Wednesday, June 29, 2016

 

Rage Against the Hyphen

Woodrow Wilson, Address at Pueblo, Colorado (September 25, 1919), in Addresses of President Wilson (Washington: Government Printing Office, 1919), pp. 359-370 (at 359):
I want to say — and I cannot say too often — any man who carries a hyphen about with him, carries a dagger that he is ready to plunge into the vitals of this Republic whenever he gets ready. If I can catch any man with a hyphen in this great contest I will know that I have got an enemy of the Republic.
Id., Address at St. Paul, Minnesota (September 9, 1919), pp. 107-116 (at 108-109):
For my part, I think the most un-American thing in the world is a hyphen. I do not care what it is that comes before the word "American." It may be a German-American, or an Italian-American, a Swedish-American, or an Anglo-American, or an Irish-American. It does not make any difference what comes before the "American," it ought not to be there, and every man who comes to take counsel with me with a hyphen in his conversation I take no interest in whatever. The entrance examination, to use my own parlance, into my confidence is, "Where do you put America in your thoughts? Do you put it first, always first, unquestionably first?" Then we can sit down together and talk, but not otherwise.
Id., Address at San Francisco (September 17, 1919), pp. 219-229 (at 228):
That settles that matter, and even some of my fellow countrymen who insist upon keeping a hyphen in the middle of their names ought to be satisfied with that. Though I must admit that I do not care to argue anything with a hyphen. A man that puts anything else before the word "American" is no comrade of mine, and yet I am willing even to discomfit him with a statement of fact.
Update from Dave Berg:
You might be interested to know that Roosevelt, who greatly disliked Wilson, held the same opinions on hyphenation.

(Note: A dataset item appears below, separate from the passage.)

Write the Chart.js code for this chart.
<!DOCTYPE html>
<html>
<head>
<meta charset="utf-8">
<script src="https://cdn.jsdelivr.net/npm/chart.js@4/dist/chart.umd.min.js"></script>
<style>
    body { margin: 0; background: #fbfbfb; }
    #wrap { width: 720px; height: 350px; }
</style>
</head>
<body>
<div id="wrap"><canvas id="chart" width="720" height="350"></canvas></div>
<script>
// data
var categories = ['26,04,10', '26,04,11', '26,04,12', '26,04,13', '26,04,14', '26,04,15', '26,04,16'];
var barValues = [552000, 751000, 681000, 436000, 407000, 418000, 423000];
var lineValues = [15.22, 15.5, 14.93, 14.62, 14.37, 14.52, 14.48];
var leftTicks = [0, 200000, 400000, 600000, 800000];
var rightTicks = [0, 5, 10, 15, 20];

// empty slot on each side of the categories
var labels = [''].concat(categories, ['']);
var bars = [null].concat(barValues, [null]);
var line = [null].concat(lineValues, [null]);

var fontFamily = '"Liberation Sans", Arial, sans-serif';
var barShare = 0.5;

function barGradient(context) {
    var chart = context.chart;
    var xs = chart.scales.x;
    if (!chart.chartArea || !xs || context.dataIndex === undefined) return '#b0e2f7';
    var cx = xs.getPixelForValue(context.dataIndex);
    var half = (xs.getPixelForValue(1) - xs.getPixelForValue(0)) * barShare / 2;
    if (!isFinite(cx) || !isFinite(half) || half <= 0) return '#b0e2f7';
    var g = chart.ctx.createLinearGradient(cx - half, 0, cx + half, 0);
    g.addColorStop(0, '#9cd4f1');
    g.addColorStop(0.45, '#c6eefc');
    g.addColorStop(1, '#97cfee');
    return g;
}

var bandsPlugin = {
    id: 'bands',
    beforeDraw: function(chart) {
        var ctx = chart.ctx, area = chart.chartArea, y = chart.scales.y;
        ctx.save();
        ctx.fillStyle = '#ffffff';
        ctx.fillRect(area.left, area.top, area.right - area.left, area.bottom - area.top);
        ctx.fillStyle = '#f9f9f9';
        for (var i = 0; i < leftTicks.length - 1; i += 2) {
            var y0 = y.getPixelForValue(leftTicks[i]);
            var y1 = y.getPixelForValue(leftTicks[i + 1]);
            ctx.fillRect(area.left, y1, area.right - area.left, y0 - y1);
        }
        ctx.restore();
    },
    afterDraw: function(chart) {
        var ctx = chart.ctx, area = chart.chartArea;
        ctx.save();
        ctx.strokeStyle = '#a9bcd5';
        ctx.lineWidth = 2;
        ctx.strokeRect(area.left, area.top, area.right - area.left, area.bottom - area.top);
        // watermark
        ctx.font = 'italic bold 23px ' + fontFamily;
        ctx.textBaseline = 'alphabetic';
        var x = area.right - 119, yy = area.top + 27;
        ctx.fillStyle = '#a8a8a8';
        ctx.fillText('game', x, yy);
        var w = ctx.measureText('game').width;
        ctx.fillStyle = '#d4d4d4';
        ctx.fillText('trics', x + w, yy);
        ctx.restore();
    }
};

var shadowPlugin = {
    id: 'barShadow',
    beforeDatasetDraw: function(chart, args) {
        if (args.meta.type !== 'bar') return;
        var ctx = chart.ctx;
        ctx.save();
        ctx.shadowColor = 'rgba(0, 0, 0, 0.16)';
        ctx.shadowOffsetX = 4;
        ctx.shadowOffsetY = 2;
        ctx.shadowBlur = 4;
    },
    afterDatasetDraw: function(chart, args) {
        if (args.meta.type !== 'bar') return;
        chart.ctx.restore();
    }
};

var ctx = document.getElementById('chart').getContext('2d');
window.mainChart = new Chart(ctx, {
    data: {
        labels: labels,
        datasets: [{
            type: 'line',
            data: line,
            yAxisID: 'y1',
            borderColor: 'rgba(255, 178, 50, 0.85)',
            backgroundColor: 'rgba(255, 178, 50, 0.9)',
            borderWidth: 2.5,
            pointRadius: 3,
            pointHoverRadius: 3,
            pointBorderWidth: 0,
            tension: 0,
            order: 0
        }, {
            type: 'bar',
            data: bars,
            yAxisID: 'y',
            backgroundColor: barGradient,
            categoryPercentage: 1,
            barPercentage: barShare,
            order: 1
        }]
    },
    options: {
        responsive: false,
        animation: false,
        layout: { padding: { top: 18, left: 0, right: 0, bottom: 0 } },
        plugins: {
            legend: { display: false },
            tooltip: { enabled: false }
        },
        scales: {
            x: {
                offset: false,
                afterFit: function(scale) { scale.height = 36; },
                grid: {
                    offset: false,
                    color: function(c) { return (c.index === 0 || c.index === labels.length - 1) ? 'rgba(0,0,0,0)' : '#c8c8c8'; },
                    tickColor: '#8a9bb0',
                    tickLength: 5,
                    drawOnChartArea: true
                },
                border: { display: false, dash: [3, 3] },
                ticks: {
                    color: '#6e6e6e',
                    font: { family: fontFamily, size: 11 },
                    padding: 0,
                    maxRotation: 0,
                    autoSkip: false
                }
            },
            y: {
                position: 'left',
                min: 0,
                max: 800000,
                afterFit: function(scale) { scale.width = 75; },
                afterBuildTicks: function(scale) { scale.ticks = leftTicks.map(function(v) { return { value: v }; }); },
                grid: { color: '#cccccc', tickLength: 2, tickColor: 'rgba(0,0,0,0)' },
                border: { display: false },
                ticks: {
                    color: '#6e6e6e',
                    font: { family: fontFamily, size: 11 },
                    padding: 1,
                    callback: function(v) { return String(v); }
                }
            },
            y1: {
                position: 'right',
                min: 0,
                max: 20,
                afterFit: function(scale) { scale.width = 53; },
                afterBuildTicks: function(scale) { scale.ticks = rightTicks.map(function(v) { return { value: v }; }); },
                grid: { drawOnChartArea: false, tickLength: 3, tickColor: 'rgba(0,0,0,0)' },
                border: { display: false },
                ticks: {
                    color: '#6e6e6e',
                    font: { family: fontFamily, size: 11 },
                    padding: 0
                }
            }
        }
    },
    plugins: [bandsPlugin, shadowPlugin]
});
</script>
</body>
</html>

We welcome the German or the Irishman who becomes an American. We have no use for the German or Irishman who remains such. We do not wish German-Americans and Irish-Americans who figure as such in our social and political life; we want only Americans, and, provided they are such, we do not care whether they are of native or of Irish or of German ancestry. We have no room in any healthy American community for a German-American vote or an Irish-American vote, and it is contemptible demagogy to put planks into any party platform with the purpose of catching such a vote. We have no room for any people who do not act and vote simply as Americans and nothing else. Forum, April 1894, found in Theodore Roosevelt Cyclopedia, CD edition, pp. 15-16.

I do not believe in hyphenated Americans. I do not believe in German-Americans or Irish-Americans; and I believe just as little in English-Americans. Metropolitan, October 1915, TR Cyclopedia, p. 16.